::: GIVEN DATA
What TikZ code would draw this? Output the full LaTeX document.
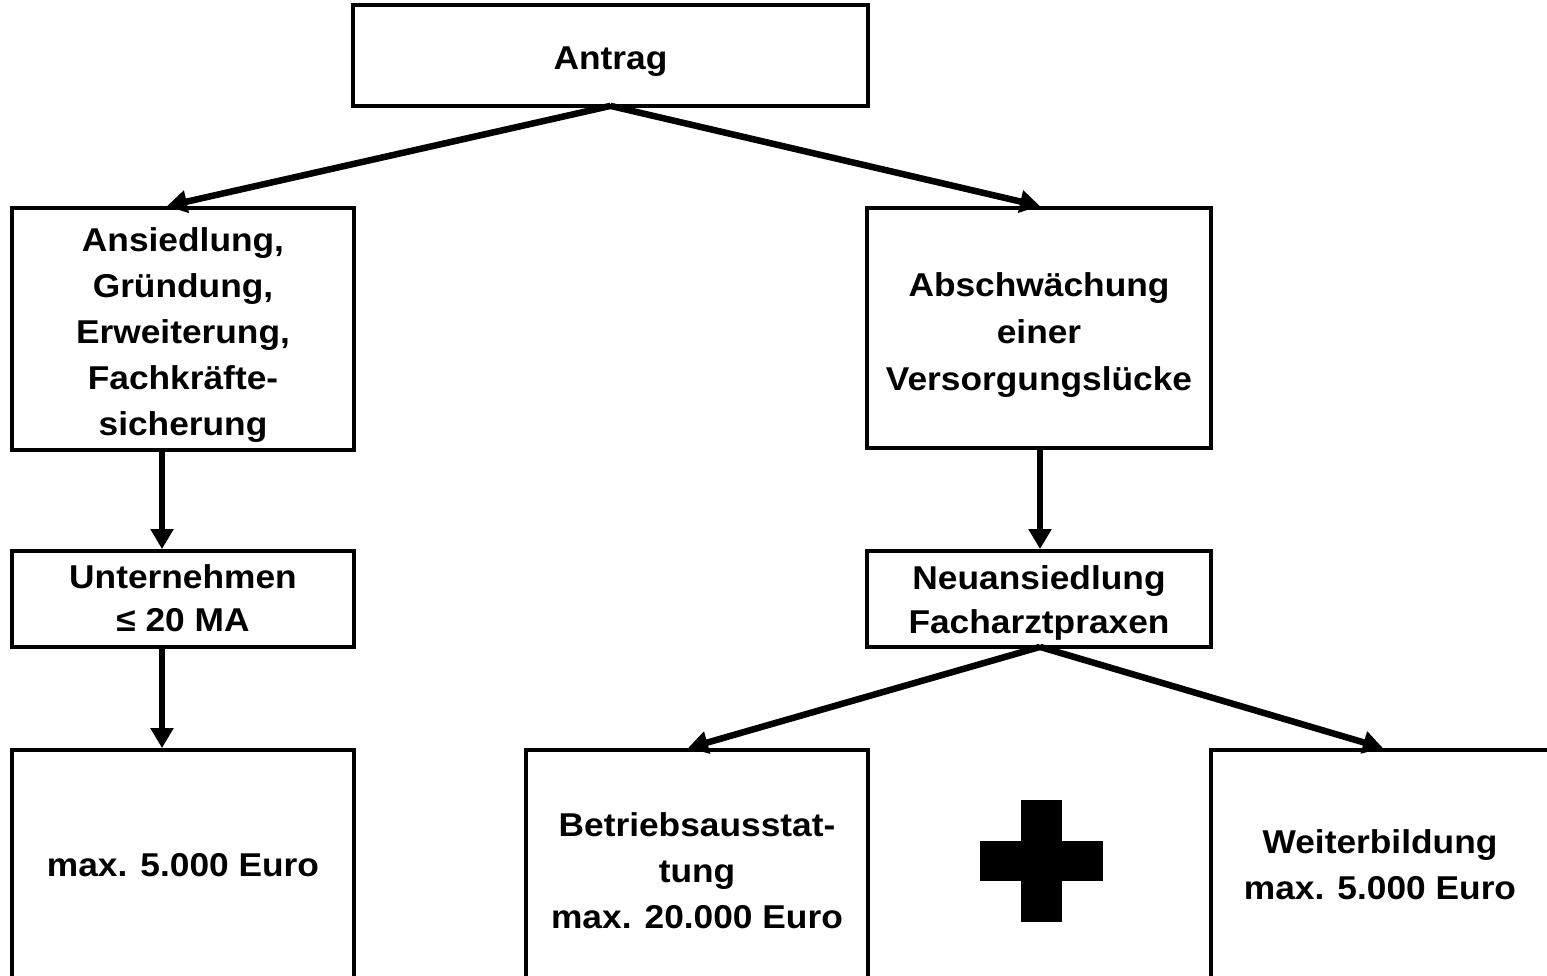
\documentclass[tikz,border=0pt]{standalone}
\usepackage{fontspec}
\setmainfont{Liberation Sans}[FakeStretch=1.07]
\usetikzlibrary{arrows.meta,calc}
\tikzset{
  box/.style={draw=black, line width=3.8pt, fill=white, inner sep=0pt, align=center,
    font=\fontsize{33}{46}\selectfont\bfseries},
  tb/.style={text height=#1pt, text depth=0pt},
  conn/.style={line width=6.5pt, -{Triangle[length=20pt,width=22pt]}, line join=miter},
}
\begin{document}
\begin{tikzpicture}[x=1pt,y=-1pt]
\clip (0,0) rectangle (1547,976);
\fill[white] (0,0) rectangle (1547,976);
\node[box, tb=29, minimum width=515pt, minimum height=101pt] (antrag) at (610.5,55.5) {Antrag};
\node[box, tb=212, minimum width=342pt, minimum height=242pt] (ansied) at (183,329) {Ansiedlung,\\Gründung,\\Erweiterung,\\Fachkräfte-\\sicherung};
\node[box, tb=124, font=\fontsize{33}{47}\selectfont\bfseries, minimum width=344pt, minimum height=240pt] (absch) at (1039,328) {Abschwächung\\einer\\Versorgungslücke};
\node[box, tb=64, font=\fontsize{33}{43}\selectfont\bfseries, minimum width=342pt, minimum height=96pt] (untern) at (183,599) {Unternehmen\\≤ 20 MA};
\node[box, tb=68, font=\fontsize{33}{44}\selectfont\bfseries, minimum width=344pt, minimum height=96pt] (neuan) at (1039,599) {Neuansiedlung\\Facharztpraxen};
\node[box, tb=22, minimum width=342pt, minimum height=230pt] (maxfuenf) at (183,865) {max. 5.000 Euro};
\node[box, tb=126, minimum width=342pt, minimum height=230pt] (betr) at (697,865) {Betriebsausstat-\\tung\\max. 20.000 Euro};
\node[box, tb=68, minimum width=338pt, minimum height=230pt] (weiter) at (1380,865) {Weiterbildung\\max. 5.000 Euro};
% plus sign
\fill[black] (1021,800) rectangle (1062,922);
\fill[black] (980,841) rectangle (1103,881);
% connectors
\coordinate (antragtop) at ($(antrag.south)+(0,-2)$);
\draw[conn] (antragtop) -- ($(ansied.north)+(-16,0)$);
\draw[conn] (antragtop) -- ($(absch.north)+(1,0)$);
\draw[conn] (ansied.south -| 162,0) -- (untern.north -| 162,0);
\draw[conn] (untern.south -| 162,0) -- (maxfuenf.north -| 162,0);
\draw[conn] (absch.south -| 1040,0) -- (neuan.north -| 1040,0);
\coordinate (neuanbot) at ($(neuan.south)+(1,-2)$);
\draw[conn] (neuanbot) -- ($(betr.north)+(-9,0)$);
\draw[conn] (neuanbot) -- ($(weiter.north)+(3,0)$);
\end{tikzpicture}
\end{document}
::::::
::: GIVEN DATA
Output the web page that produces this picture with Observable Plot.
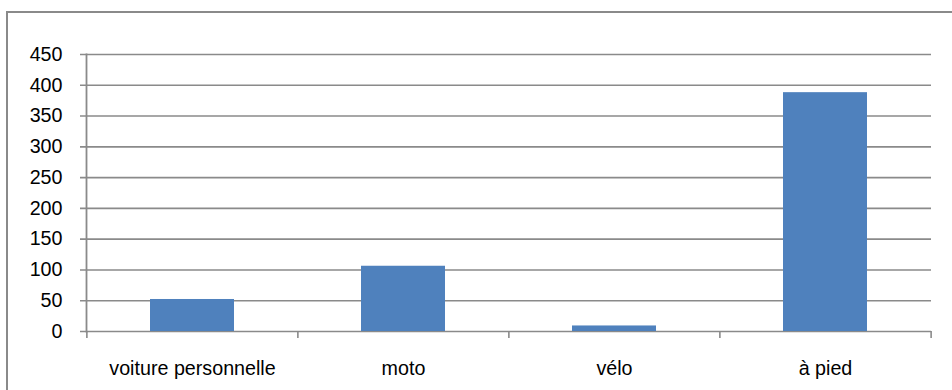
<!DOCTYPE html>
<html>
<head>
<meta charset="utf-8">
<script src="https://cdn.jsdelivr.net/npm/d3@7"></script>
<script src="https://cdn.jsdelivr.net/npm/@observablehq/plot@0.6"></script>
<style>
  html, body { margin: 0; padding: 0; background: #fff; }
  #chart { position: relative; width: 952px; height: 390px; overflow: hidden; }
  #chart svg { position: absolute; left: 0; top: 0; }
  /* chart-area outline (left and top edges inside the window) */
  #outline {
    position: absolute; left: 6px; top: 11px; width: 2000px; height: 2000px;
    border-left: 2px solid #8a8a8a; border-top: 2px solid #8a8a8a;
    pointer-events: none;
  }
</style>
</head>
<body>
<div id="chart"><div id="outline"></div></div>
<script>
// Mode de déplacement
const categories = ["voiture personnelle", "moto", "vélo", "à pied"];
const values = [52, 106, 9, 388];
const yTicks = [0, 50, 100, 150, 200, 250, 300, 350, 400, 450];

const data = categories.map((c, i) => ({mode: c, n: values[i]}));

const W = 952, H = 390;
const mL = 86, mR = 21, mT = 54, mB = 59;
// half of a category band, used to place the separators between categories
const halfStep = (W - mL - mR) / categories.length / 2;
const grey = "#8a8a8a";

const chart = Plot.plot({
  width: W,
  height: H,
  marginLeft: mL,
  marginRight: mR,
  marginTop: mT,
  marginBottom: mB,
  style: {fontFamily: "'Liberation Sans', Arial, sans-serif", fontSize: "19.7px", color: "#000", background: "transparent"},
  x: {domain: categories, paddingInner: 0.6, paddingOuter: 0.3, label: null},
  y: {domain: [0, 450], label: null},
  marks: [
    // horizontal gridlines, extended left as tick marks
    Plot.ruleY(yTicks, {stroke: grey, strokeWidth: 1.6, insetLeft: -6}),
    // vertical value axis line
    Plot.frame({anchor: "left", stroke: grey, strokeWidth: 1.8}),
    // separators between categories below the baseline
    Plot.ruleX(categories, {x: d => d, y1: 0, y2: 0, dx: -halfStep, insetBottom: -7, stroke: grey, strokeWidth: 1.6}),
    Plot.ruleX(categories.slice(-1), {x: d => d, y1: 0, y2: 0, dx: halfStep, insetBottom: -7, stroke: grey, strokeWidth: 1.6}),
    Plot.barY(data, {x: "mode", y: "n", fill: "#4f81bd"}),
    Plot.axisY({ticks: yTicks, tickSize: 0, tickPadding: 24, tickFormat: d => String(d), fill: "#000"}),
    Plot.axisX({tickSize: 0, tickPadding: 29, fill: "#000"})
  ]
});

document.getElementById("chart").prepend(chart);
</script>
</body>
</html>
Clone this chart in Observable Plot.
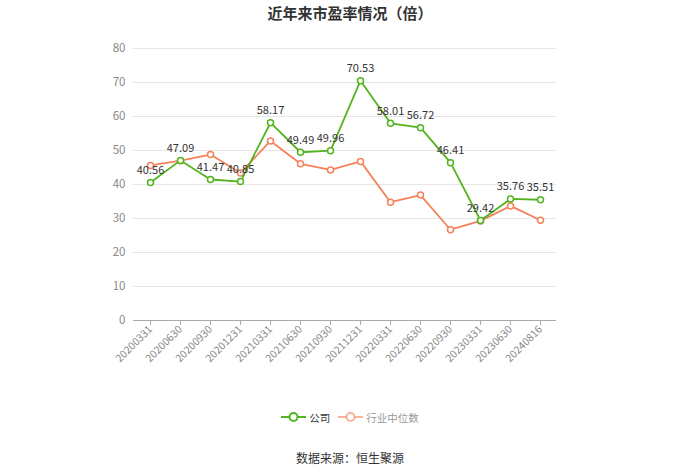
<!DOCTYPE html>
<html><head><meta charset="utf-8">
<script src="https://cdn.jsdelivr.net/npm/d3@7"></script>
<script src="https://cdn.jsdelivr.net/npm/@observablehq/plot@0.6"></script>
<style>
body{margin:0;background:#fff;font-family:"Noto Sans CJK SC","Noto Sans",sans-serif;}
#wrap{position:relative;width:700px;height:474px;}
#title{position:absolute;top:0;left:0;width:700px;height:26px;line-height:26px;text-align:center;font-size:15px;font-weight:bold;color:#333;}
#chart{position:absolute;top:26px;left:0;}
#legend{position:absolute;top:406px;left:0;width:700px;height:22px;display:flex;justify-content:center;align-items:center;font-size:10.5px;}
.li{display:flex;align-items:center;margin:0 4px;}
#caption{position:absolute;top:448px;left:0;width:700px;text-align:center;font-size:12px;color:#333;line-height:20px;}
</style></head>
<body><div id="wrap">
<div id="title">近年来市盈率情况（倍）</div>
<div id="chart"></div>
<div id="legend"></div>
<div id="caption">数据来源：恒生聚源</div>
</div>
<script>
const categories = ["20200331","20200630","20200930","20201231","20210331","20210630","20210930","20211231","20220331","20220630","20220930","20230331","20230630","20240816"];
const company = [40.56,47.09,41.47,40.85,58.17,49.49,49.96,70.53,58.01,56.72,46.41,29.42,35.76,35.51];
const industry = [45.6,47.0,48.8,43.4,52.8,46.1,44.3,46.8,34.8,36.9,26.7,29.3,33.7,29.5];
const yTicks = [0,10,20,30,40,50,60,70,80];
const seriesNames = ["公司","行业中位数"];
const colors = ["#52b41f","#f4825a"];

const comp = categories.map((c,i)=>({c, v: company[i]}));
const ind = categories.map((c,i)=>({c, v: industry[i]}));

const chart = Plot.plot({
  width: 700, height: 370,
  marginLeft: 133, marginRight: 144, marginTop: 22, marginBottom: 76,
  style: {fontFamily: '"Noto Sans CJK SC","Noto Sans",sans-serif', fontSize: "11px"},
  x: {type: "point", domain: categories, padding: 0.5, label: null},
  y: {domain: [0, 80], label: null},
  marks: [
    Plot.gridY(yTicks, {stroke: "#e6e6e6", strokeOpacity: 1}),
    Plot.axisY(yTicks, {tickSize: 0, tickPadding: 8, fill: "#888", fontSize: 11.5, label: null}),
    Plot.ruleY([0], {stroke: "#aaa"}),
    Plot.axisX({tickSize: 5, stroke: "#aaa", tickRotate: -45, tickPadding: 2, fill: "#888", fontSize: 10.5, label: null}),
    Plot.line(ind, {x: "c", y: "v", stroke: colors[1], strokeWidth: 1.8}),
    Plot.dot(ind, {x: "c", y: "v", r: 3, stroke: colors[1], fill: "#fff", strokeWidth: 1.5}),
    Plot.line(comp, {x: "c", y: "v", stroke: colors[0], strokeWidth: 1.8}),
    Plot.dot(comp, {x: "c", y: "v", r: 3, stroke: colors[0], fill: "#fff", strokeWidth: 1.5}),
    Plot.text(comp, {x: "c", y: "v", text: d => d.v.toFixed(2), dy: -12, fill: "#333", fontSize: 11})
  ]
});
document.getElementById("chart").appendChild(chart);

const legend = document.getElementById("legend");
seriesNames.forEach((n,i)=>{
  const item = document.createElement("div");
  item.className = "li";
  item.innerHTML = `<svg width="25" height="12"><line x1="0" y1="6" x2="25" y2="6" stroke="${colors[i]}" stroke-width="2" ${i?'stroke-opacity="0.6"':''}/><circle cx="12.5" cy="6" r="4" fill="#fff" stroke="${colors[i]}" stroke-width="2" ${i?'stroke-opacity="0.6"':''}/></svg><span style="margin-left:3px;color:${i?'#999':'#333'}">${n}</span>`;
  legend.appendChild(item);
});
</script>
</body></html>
::::::
# WORK TO DO
Identify every line where the string "Output" appears.

# EXERCISE RESULT
What TikZ code would draw this? Output the full LaTeX document.
Output the web page that produces this picture with Observable Plot.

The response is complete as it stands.